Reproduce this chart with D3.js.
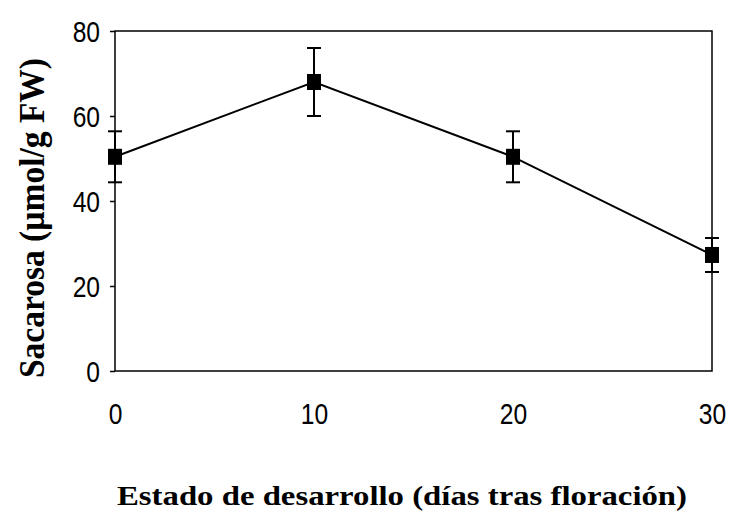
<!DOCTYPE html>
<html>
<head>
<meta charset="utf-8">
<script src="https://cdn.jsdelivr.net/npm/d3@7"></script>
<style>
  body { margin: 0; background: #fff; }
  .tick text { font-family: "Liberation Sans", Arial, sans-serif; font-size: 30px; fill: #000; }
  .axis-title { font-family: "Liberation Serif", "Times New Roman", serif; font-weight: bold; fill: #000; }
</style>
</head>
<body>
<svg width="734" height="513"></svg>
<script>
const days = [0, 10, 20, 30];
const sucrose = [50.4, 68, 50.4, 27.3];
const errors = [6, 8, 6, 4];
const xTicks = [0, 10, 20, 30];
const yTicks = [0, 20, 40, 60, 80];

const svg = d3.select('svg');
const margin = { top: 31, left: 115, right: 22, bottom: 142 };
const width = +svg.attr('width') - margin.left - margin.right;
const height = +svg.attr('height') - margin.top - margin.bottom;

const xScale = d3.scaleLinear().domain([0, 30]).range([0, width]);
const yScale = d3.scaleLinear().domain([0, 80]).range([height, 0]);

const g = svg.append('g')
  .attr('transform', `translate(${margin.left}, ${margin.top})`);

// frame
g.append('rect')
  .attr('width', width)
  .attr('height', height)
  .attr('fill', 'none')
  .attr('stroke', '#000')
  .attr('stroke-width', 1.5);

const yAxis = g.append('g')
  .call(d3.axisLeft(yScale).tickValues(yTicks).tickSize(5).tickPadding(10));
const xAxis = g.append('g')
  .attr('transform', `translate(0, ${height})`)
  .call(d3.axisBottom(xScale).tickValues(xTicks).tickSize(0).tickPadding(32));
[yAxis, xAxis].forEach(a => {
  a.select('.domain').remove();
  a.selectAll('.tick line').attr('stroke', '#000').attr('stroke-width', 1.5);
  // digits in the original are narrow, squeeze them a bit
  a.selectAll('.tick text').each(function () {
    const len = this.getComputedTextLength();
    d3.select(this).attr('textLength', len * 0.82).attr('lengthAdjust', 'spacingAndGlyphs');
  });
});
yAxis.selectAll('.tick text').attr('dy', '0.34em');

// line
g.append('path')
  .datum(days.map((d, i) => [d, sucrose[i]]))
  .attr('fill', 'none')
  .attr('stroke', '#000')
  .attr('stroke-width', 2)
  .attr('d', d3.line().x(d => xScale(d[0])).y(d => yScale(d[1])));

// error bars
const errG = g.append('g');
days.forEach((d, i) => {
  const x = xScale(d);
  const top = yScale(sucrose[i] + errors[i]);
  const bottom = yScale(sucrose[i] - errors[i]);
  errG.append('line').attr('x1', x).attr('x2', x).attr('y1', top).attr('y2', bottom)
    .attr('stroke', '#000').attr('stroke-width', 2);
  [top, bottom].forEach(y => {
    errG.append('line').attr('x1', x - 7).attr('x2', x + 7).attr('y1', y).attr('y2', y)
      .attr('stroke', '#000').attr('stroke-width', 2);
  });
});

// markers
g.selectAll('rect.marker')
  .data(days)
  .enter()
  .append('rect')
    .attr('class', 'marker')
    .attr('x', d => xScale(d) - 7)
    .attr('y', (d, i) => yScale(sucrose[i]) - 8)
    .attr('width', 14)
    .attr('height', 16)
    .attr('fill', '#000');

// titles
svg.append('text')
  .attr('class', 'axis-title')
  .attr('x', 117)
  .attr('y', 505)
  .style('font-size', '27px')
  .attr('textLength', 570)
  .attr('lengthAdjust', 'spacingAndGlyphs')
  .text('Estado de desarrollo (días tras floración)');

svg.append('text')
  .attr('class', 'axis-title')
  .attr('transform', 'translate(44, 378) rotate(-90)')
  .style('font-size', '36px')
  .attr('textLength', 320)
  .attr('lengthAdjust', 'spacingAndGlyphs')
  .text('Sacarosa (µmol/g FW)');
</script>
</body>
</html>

# # #

■ **WHAT IS NEEDED**:
Reproduce the material above verbatim; omit every picture.

■ **WORKED ANSWER**:
Reproduce this chart with D3.js.
<!DOCTYPE html>
<html>
<head>
<meta charset="utf-8">
<script src="https://cdn.jsdelivr.net/npm/d3@7"></script>
<style>
  body { margin: 0; background: #fff; }
  .tick text { font-family: "Liberation Sans", Arial, sans-serif; font-size: 30px; fill: #000; }
  .axis-title { font-family: "Liberation Serif", "Times New Roman", serif; font-weight: bold; fill: #000; }
</style>
</head>
<body>
<svg width="734" height="513"></svg>
<script>
const days = [0, 10, 20, 30];
const sucrose = [50.4, 68, 50.4, 27.3];
const errors = [6, 8, 6, 4];
const xTicks = [0, 10, 20, 30];
const yTicks = [0, 20, 40, 60, 80];

const svg = d3.select('svg');
const margin = { top: 31, left: 115, right: 22, bottom: 142 };
const width = +svg.attr('width') - margin.left - margin.right;
const height = +svg.attr('height') - margin.top - margin.bottom;

const xScale = d3.scaleLinear().domain([0, 30]).range([0, width]);
const yScale = d3.scaleLinear().domain([0, 80]).range([height, 0]);

const g = svg.append('g')
  .attr('transform', `translate(${margin.left}, ${margin.top})`);

// frame
g.append('rect')
  .attr('width', width)
  .attr('height', height)
  .attr('fill', 'none')
  .attr('stroke', '#000')
  .attr('stroke-width', 1.5);

const yAxis = g.append('g')
  .call(d3.axisLeft(yScale).tickValues(yTicks).tickSize(5).tickPadding(10));
const xAxis = g.append('g')
  .attr('transform', `translate(0, ${height})`)
  .call(d3.axisBottom(xScale).tickValues(xTicks).tickSize(0).tickPadding(32));
[yAxis, xAxis].forEach(a => {
  a.select('.domain').remove();
  a.selectAll('.tick line').attr('stroke', '#000').attr('stroke-width', 1.5);
  // digits in the original are narrow, squeeze them a bit
  a.selectAll('.tick text').each(function () {
    const len = this.getComputedTextLength();
    d3.select(this).attr('textLength', len * 0.82).attr('lengthAdjust', 'spacingAndGlyphs');
  });
});
yAxis.selectAll('.tick text').attr('dy', '0.34em');

// line
g.append('path')
  .datum(days.map((d, i) => [d, sucrose[i]]))
  .attr('fill', 'none')
  .attr('stroke', '#000')
  .attr('stroke-width', 2)
  .attr('d', d3.line().x(d => xScale(d[0])).y(d => yScale(d[1])));

// error bars
const errG = g.append('g');
days.forEach((d, i) => {
  const x = xScale(d);
  const top = yScale(sucrose[i] + errors[i]);
  const bottom = yScale(sucrose[i] - errors[i]);
  errG.append('line').attr('x1', x).attr('x2', x).attr('y1', top).attr('y2', bottom)
    .attr('stroke', '#000').attr('stroke-width', 2);
  [top, bottom].forEach(y => {
    errG.append('line').attr('x1', x - 7).attr('x2', x + 7).attr('y1', y).attr('y2', y)
      .attr('stroke', '#000').attr('stroke-width', 2);
  });
});

// markers
g.selectAll('rect.marker')
  .data(days)
  .enter()
  .append('rect')
    .attr('class', 'marker')
    .attr('x', d => xScale(d) - 7)
    .attr('y', (d, i) => yScale(sucrose[i]) - 8)
    .attr('width', 14)
    .attr('height', 16)
    .attr('fill', '#000');

// titles
svg.append('text')
  .attr('class', 'axis-title')
  .attr('x', 117)
  .attr('y', 505)
  .style('font-size', '27px')
  .attr('textLength', 570)
  .attr('lengthAdjust', 'spacingAndGlyphs')
  .text('Estado de desarrollo (días tras floración)');

svg.append('text')
  .attr('class', 'axis-title')
  .attr('transform', 'translate(44, 378) rotate(-90)')
  .style('font-size', '36px')
  .attr('textLength', 320)
  .attr('lengthAdjust', 'spacingAndGlyphs')
  .text('Sacarosa (µmol/g FW)');
</script>
</body>
</html>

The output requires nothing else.